Ricordiamoci che in Italia non esiste una legge contro i discorsi d’odio e contro le terapie riparative, i minori necessitano di un approccio affermativo e accogliente che rafforzi la loro autostima e non li faccia sentire sbagliati, ancora troppi professionisti utilizzano approcci controproducenti nel tentativo di ‘correggere’ questi ragazzi e tutto ciò non fa altro che aumentare il livello di stress cui sono sottoposti.
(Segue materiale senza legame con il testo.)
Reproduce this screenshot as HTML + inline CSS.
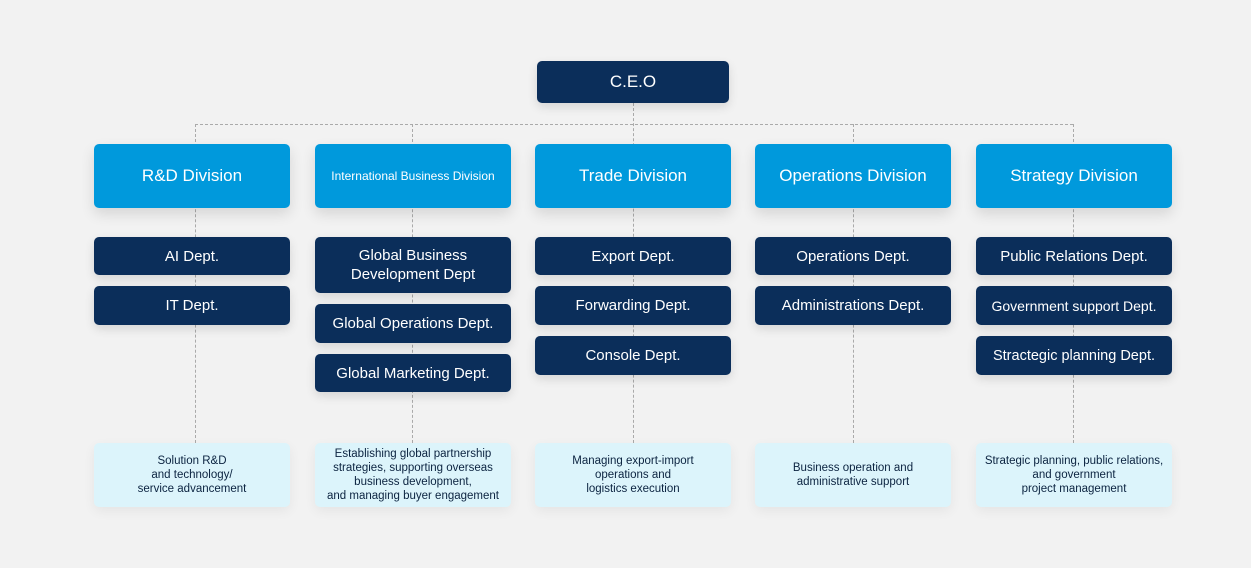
<!DOCTYPE html>
<html><head><meta charset="utf-8"><style>
body{margin:0;width:1251px;height:568px;background:#f2f2f2;font-family:"Liberation Sans",sans-serif;position:relative;overflow:hidden}
.b{position:absolute;display:flex;align-items:center;justify-content:center;text-align:center;border-radius:5px;box-sizing:border-box;z-index:2}
.c{background:#0b2e5a;color:#fff;font-size:15px;box-shadow:0 4px 10px rgba(0,0,0,.12)}
.d{background:#0099dc;color:#fff;font-size:17px;box-shadow:0 6px 14px rgba(0,0,0,.12)}
.e{background:#dcf4fb;color:#0b2340;font-size:11.5px;line-height:14px;box-shadow:0 4px 12px rgba(0,0,0,.06)}
.v{position:absolute;border-left:1px dashed #aaa;width:0;z-index:1}
.h{position:absolute;border-top:1px dashed #aaa;height:0;z-index:1}
</style></head><body>
<div class="h" style="left:195px;top:124px;width:878px"></div>
<div class="v" style="left:633px;top:103px;height:340px"></div>
<div class="v" style="left:195px;top:124px;height:319px"></div>
<div class="v" style="left:412px;top:124px;height:319px"></div>
<div class="v" style="left:853px;top:124px;height:319px"></div>
<div class="v" style="left:1073px;top:124px;height:319px"></div>

<div class="b c" style="left:537px;top:61px;width:192px;height:42px;font-size:17px">C.E.O</div>

<div class="b d" style="left:94px;top:144px;width:196px;height:64px">R&amp;D Division</div>
<div class="b d" style="left:315px;top:144px;width:196px;height:64px;font-size:12px">International Business Division</div>
<div class="b d" style="left:535px;top:144px;width:196px;height:64px">Trade Division</div>
<div class="b d" style="left:755px;top:144px;width:196px;height:64px">Operations Division</div>
<div class="b d" style="left:976px;top:144px;width:196px;height:64px">Strategy Division</div>

<div class="b c" style="left:94px;top:237px;width:196px;height:38px">AI Dept.</div>
<div class="b c" style="left:94px;top:286px;width:196px;height:39px">IT Dept.</div>

<div class="b c" style="left:315px;top:237px;width:196px;height:56px;line-height:19px">Global Business<br>Development Dept</div>
<div class="b c" style="left:315px;top:304px;width:196px;height:39px">Global Operations Dept.</div>
<div class="b c" style="left:315px;top:354px;width:196px;height:38px">Global Marketing Dept.</div>

<div class="b c" style="left:535px;top:237px;width:196px;height:38px">Export Dept.</div>
<div class="b c" style="left:535px;top:286px;width:196px;height:39px">Forwarding Dept.</div>
<div class="b c" style="left:535px;top:336px;width:196px;height:39px">Console Dept.</div>

<div class="b c" style="left:755px;top:237px;width:196px;height:38px">Operations Dept.</div>
<div class="b c" style="left:755px;top:286px;width:196px;height:39px">Administrations Dept.</div>

<div class="b c" style="left:976px;top:237px;width:196px;height:38px">Public Relations Dept.</div>
<div class="b c" style="left:976px;top:286px;width:196px;height:39px;font-size:14px">Government support Dept.</div>
<div class="b c" style="left:976px;top:336px;width:196px;height:39px;font-size:14.5px">Stractegic planning Dept.</div>

<div class="b e" style="left:94px;top:443px;width:196px;height:64px">Solution R&amp;D<br>and technology/<br>service advancement</div>
<div class="b e" style="left:315px;top:443px;width:196px;height:64px">Establishing global partnership<br>strategies, supporting overseas<br>business development,<br>and managing buyer engagement</div>
<div class="b e" style="left:535px;top:443px;width:196px;height:64px">Managing export-import<br>operations and<br>logistics execution</div>
<div class="b e" style="left:755px;top:443px;width:196px;height:64px">Business operation and<br>administrative support</div>
<div class="b e" style="left:976px;top:443px;width:196px;height:64px">Strategic planning, public relations,<br>and government<br>project management</div>
</body></html>
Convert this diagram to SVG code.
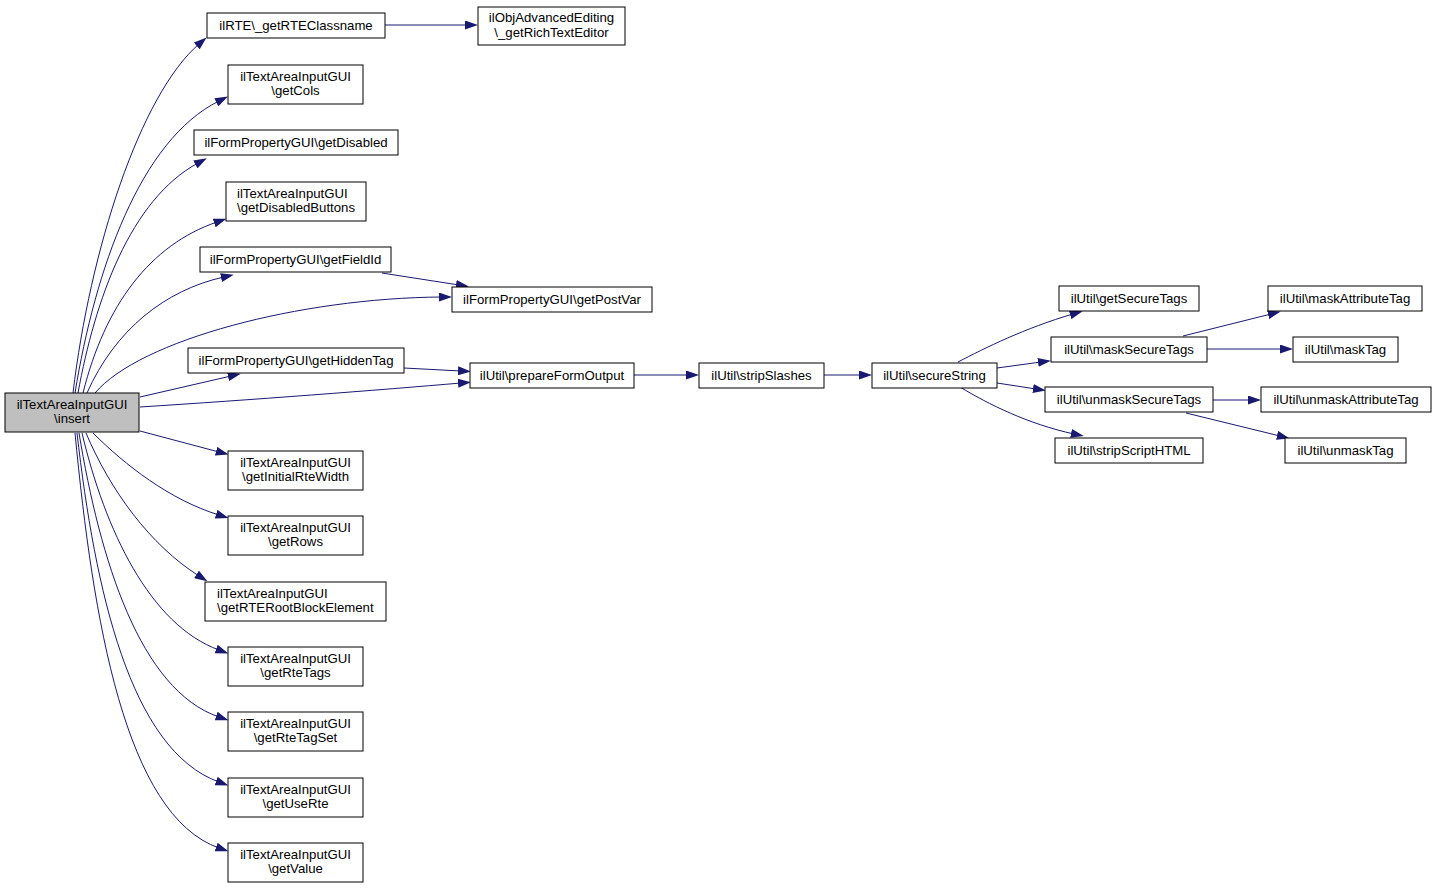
<svg xmlns="http://www.w3.org/2000/svg" width="1436" height="889" viewBox="0 0 1436 889">
<style>
.n rect{fill:#ffffff;stroke:#000000;stroke-width:1}
.n.cur rect{fill:#bfbfbf}
.n text{font-family:"Liberation Sans",Arial,Helvetica,sans-serif;font-size:13.2px;fill:#000000;text-anchor:middle}
.n text.l{text-anchor:start}
.e path{fill:none;stroke:#191970;stroke-width:1;marker-end:url(#ah)}
</style>
<defs>
<marker id="ah" viewBox="0 0 13 9" refX="3" refY="4.5" markerUnits="userSpaceOnUse" markerWidth="13" markerHeight="9" orient="auto">
<path d="M0,0 L13,4.5 L0,9 z" fill="#191970" stroke="none"/>
</marker>
</defs>
<rect width="1436" height="889" fill="#ffffff"/>
<g id="edges" class="e">
<path d="M73,393 C90,250 140,95 199,44"/>
<path d="M75,393 C95,270 140,140 219,101"/>
<path d="M78,393 C95,300 130,200 198,163"/>
<path d="M83,393 C105,305 150,245 217,222"/>
<path d="M87,393 C115,330 165,290 224,277"/>
<path d="M95,393 C140,340 300,298 442,297"/>
<path d="M140,397 L231,376"/>
<path d="M140,407 C250,400 380,390 461,383"/>
<path d="M140,431 L219,452"/>
<path d="M93,433 C125,465 170,500 219,515"/>
<path d="M86,433 C110,490 150,545 199,576"/>
<path d="M82,433 C105,530 150,625 219,650"/>
<path d="M79,433 C100,560 140,690 219,717"/>
<path d="M77,433 C95,590 130,750 219,782"/>
<path d="M75,433 C93,620 125,815 219,848"/>
<path d="M385,25 L468,25"/>
<path d="M382,273 L459,285"/>
<path d="M404,368 L461,371"/>
<path d="M634,375 L689,375"/>
<path d="M824,375 L862,375"/>
<path d="M958,362 C985,348 1025,328 1073,314"/>
<path d="M997,368 L1041,362"/>
<path d="M997,383 L1036,389"/>
<path d="M960,387 C988,404 1028,424 1074,434"/>
<path d="M1183,336 L1271,314"/>
<path d="M1207,349 L1283,349"/>
<path d="M1213,400 L1251,400"/>
<path d="M1186,413 L1280,436"/>
</g>
<g id="n_insert" class="n cur"><rect x="5" y="393" width="134" height="39"/><text x="72" y="409">ilTextAreaInputGUI</text><text x="72" y="423">\insert</text></g>
<g id="n_getRTEClassname" class="n"><rect x="207" y="13" width="178" height="25"/><text x="296" y="30">ilRTE\_getRTEClassname</text></g>
<g id="n_getRichTextEditor" class="n"><rect x="478" y="7" width="147" height="38"/><text x="551.5" y="22">ilObjAdvancedEditing</text><text x="551.5" y="37">\_getRichTextEditor</text></g>
<g id="n_getCols" class="n"><rect x="228" y="65" width="135" height="39"/><text x="295.5" y="81">ilTextAreaInputGUI</text><text x="295.5" y="95">\getCols</text></g>
<g id="n_getDisabled" class="n"><rect x="194" y="130" width="204" height="25"/><text x="296" y="147">ilFormPropertyGUI\getDisabled</text></g>
<g id="n_getDisabledButtons" class="n"><rect x="226" y="182" width="140" height="39"/><text class="l" x="237" y="198">ilTextAreaInputGUI</text><text class="l" x="237" y="212">\getDisabledButtons</text></g>
<g id="n_getFieldId" class="n"><rect x="200" y="247" width="191" height="25"/><text x="295.5" y="264">ilFormPropertyGUI\getFieldId</text></g>
<g id="n_getPostVar" class="n"><rect x="452" y="287" width="200" height="25"/><text x="552" y="304">ilFormPropertyGUI\getPostVar</text></g>
<g id="n_getHiddenTag" class="n"><rect x="188" y="348" width="216" height="25"/><text x="296" y="365">ilFormPropertyGUI\getHiddenTag</text></g>
<g id="n_prepareFormOutput" class="n"><rect x="470" y="363" width="164" height="25"/><text x="552" y="380">ilUtil\prepareFormOutput</text></g>
<g id="n_getInitialRteWidth" class="n"><rect x="228" y="451" width="135" height="39"/><text x="295.5" y="467">ilTextAreaInputGUI</text><text x="295.5" y="481">\getInitialRteWidth</text></g>
<g id="n_getRows" class="n"><rect x="228" y="516" width="135" height="39"/><text x="295.5" y="532">ilTextAreaInputGUI</text><text x="295.5" y="546">\getRows</text></g>
<g id="n_getRTERootBlockElement" class="n"><rect x="205" y="582" width="181" height="39"/><text class="l" x="217" y="598">ilTextAreaInputGUI</text><text class="l" x="217" y="612">\getRTERootBlockElement</text></g>
<g id="n_getRteTags" class="n"><rect x="228" y="647" width="135" height="39"/><text x="295.5" y="663">ilTextAreaInputGUI</text><text x="295.5" y="677">\getRteTags</text></g>
<g id="n_getRteTagSet" class="n"><rect x="228" y="712" width="135" height="39"/><text x="295.5" y="728">ilTextAreaInputGUI</text><text x="295.5" y="742">\getRteTagSet</text></g>
<g id="n_getUseRte" class="n"><rect x="228" y="778" width="135" height="39"/><text x="295.5" y="794">ilTextAreaInputGUI</text><text x="295.5" y="808">\getUseRte</text></g>
<g id="n_getValue" class="n"><rect x="228" y="843" width="135" height="39"/><text x="295.5" y="859">ilTextAreaInputGUI</text><text x="295.5" y="873">\getValue</text></g>
<g id="n_stripSlashes" class="n"><rect x="699" y="363" width="125" height="25"/><text x="761.5" y="380">ilUtil\stripSlashes</text></g>
<g id="n_secureString" class="n"><rect x="872" y="363" width="125" height="25"/><text x="934.5" y="380">ilUtil\secureString</text></g>
<g id="n_getSecureTags" class="n"><rect x="1059" y="286" width="140" height="25"/><text x="1129" y="303">ilUtil\getSecureTags</text></g>
<g id="n_maskSecureTags" class="n"><rect x="1051" y="337" width="156" height="25"/><text x="1129" y="354">ilUtil\maskSecureTags</text></g>
<g id="n_unmaskSecureTags" class="n"><rect x="1045" y="387" width="168" height="25"/><text x="1129" y="404">ilUtil\unmaskSecureTags</text></g>
<g id="n_stripScriptHTML" class="n"><rect x="1055" y="438" width="148" height="25"/><text x="1129" y="455">ilUtil\stripScriptHTML</text></g>
<g id="n_maskAttributeTag" class="n"><rect x="1268" y="286" width="154" height="25"/><text x="1345" y="303">ilUtil\maskAttributeTag</text></g>
<g id="n_maskTag" class="n"><rect x="1293" y="337" width="105" height="25"/><text x="1345.5" y="354">ilUtil\maskTag</text></g>
<g id="n_unmaskAttributeTag" class="n"><rect x="1261" y="387" width="170" height="25"/><text x="1346" y="404">ilUtil\unmaskAttributeTag</text></g>
<g id="n_unmaskTag" class="n"><rect x="1285" y="438" width="121" height="25"/><text x="1345.5" y="455">ilUtil\unmaskTag</text></g>
</svg>
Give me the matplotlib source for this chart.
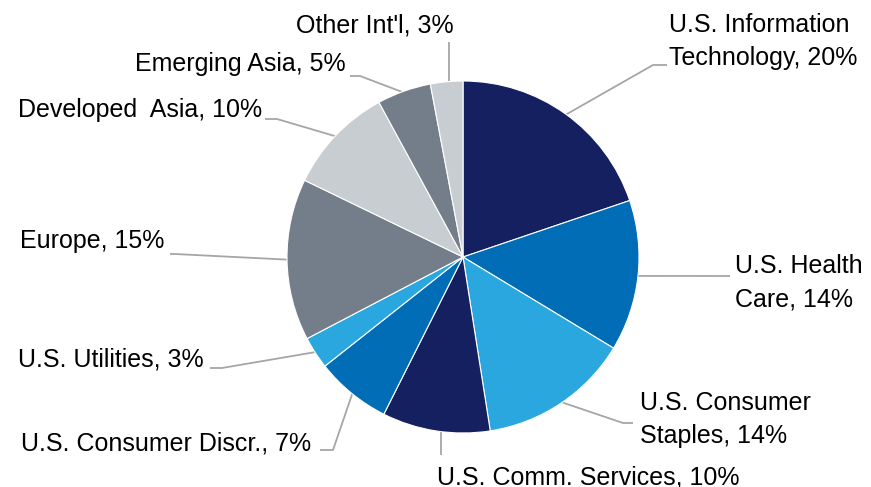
import numpy as np
import matplotlib
matplotlib.use("Agg")
import matplotlib.pyplot as plt

labels = ["U.S. Information\nTechnology, 20%", "U.S. Health\nCare, 14%",
          "U.S. Consumer\nStaples, 14%", "U.S. Comm. Services, 10%",
          "U.S. Consumer Discr., 7%", "U.S. Utilities, 3%", "Europe, 15%",
          "Developed  Asia, 10%", "Emerging Asia, 5%", "Other Int'l, 3%"]
shares = [20, 14, 14, 10, 7, 3, 15, 10, 5, 3]
colors = ["#142060", "#006DB6", "#2AA7DF", "#142060", "#006DB6", "#2AA7DF",
          "#737E8A", "#C8CDD2", "#737E8A", "#C8CDD2"]

# layout in pixel coords (y from top): elbow point, end of horizontal, text anchor
elbow = [(653, 65), (730, 276), (623, 423), (441, 455), (333, 450),
         (222, 368), (175, 254), (277, 119), (360, 76), (449, 42)]
tail = [(667, 65), (730, 276), (633, 423), (441, 455), (320, 450),
        (210, 368), (170, 254), (265, 119), (350, 76), (449, 42)]
text_pos = [(669, 65), (735, 306), (640, 443), (437, 484), (311, 450),
            (204, 366), (164, 248), (262, 117), (346, 71), (454, 32)]
text_ha = ["left", "left", "left", "left", "right", "right", "right", "right",
           "right", "right"]

W, H = 871, 487
cx, cy, r = 463, 257, 176

fig = plt.figure(figsize=(8.71, 4.87), dpi=100)
ax = fig.add_axes([0, 0, 1, 1])

wedges, _ = ax.pie(shares, colors=colors, startangle=90, counterclock=False,
                   center=(cx, H - cy), radius=r,
                   wedgeprops=dict(edgecolor="white", linewidth=0.8))
ax.set_xlim(0, W)
ax.set_ylim(0, H)
ax.set_aspect("equal")
ax.axis("off")

for i, w in enumerate(wedges):
    mid = np.deg2rad((w.theta1 + w.theta2) / 2)
    ex, ey = elbow[i]
    tx, ty = tail[i]
    if abs(ex - cx) < 40:
        # vertical leader: start where the rim meets the elbow's x
        sx = ex
        sy = (H - cy) + np.sign(np.sin(mid)) * np.sqrt(r**2 - (ex - cx)**2) * 0.99
    else:
        sx = cx + r * 0.99 * np.cos(mid)
        sy = (H - cy) + r * 0.99 * np.sin(mid)
    ax.plot([sx, ex, tx], [sy, H - ey, H - ty], color="#A6A6A6", lw=1.3,
            solid_capstyle="butt", zorder=0)
    px, py = text_pos[i]
    ax.text(px, H - py, labels[i], ha=text_ha[i], va="baseline",
            fontsize=18, family="Liberation Sans", color="black",
            linespacing=1.45)

fig.savefig("out.png", dpi=100)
La compressione identitaria a cui si dà luogo cercando di cambiare l’identità di questi ragazzi è potenzialmente pericolosa, potrebbe esporre i ragazzi a comportamenti autolesionistici o ideazioni suicidarie. Le policies per l’inclusione delle persone trans, oltre a essere attivate in una sessantina di atenei e circa 200 scuole di secondo ordine e grado, cominciano a diffondersi anche in alcuni ambiti lavorativi, sportivi e sociali.
Le stiamo protocollando noi in tutta Italia in quanti più ambiti possibili, per tutelarci da una lacuna politica e legislativa che lascia le persone esposte con documenti anagrafici incongruenti con la propria identità sociale. La carriera alias viene utilizzata in ambito sportivo da società ed enti nazionali come la Uisp (Unione sport per tutti), unitamente alle linee guida per l’utilizzo degli spazi e aree comuni, è utilizzata nelle aziende per promuovere la parità di genere e la creazione di ambienti di lavoro più inclusivi per lavoratori e lavoratrici transgender e in generale per ciascuna identità.
Anche un’azienda di trasporti come la Start Romagna ha adottato l’abbonamento alias, e in alcuni casi anche nella pubblica amministrazione stiamo riuscendo a istituire questa policy per buone prassi. Per esempio come a San Lazzaro di Savena, dove il Comune ha protocollato la carriera alias come strumento delle pari opportunità; o come a Milano e Lecce, dove sarà presto attivato il Registro di genere, ispirato al Gender Register di Malta, previsto nella loro legge per l’autodeterminazione di genere».
Conclude Cristalli: «Con la diffusione della propaganda anti-trans, clericalista e di destra centrata sull’inesistente bufala dell’‘ideologia gender’ le persone trans sono state disumanizzate e ridotte a un’ideologia o ad argomento di dibattito.
La stessa esistenza delle persone transgender mette in discussione l’essenzialismo biologico, l’idea di due soli modelli di corpi corrispondenti a soli due generi, lo stereotipo della ‘famiglia tradizionale’ laddove esistono famiglie omo e trans genitoriali, la fissità dei ruoli di genere previsti in questa società patriarcale assegnati alla nascita.
La piena agibilità e un’esistenza serena per le persone trans è un diritto che non ci viene riconosciuto ma con cui siamo nate, troppo spesso ci viene tolto il diritto a esistere per come siamo, in tutta la complessità che portiamo. La carriera alias ci permette di presentarci per quello che siamo in ambiti ancora limitati rispetto alle leggi di questo Paese, ma proprio per questo diventa necessaria e inderogabile».